1990 stand die Frage im Raum, ob die ostdeutsche Großchemie noch eine Zukunft hat. Privatisierung, Werksschließungen und Sanierungen veränderten Betriebe und Lebenswege. In der Landeszentrale sprachen wir mit Rainer Karlsch über diese Zeit voller Veränderungen.
Am 25. Juni 2025 durften wir Rainer Karlsch bei uns begrüßen. Er erzählte von der Gründung der Treuhandanstalt sowie Privatisierung und Umstrukturierung der ostdeutschen Chemie- und Mineralölindustrie. Dabei erhielten wir Einblicke in die Abwicklung vieler Betriebe und den damit verbundenen sozialen als auch wirtschaftlichen Folgen. Anschließend wurden persönliche Erinnerungen miteinander ausgetauscht.
„Die Treuhandanstalt war bis Mitte der 90er-Jahre eine Art Nebenregierung-Ost.“
„Im anderen Fall wäre das, was wir unter Großchemie verstehen, nicht mehr stehengeblieben. Da wären dann nur noch, überspitzt gesagt, Schafweiden stehengeblieben.“
Rainer Karlsch zieht Bilanz über die Arbeit der Treuhandanstalt und den Folgen für die ostdeutsche Chemie- und Mineralölindustrie.
Zu Gast ist: Rainer Karlsch, Autor
Meinungsbilder des Abends
- Der Staat übernahm bei großen Chemie-Privatisierungen rund 90 % der Altlastenrisiken. Das war Voraussetzung, damit Teile der ostdeutschen Großchemie erhalten blieben.
- Wo es noch tragfähige Technik und Absatz gab, hatten die Standorte echte Chancen.
- Viele alte Kombinate ohne Wettbewerbsfähigkeit wurden geschlossen oder stark umgebaut.
- Das Leitprinzip „schnell privatisieren“ brachte Abschlüsse zustande, aber oft zulasten sorgfältiger Prüfungen und sozialer Unterstützung.
- Willkürliche Eingriffe wie Enteignungen schrecken Investoren ab und schadet Deutschland als Wirtschaftsstandort.
Fragen aus dem Publikum
Sie hatten zum Eingang Guben erwähnt, das Chemiefaserkombinat. Können Sie dazu noch mal was sagen?
Die Produktion von Chemiefasern war in Westeuropa zu teuer, diese wanderte nach Asien. Es wurde teilprivatisiert, dann abgewickelt. Heute gibt es in Guben nur noch kleinere, spezialisierte Betriebe mit deutlich weniger Jobs.
Können Sie noch etwas zum Verbundnetz Gas (VNG) sagen?
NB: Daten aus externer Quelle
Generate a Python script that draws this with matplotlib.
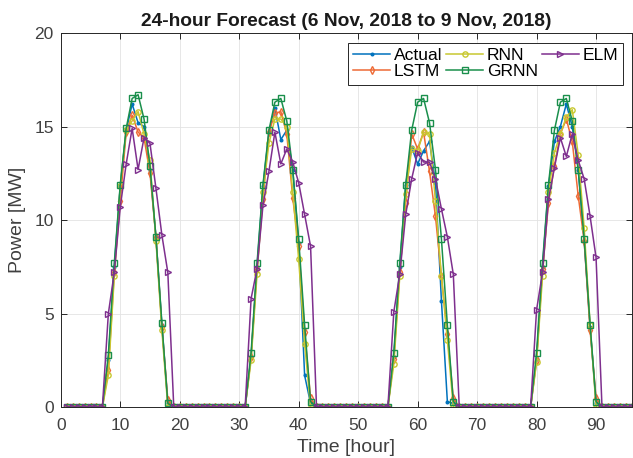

Das galt doch als Erfolgsmodell.
VNG war der ostdeutsche Monopol-Gasversorger und daher heiß umkämpft. Die Treuhand privatisierte an ein Konsortium Ruhrgas 35 %, BEB 15 %, die ostdeutschen Kommunen erhielten 20 % + 1 als Sperrminorität. Unter Klaus-Ebert Holtz bezog VNG nicht mehr ausschließlich russisches Gas, sondern ergänzte es um Lieferungen aus Norwegen und den Niederlanden.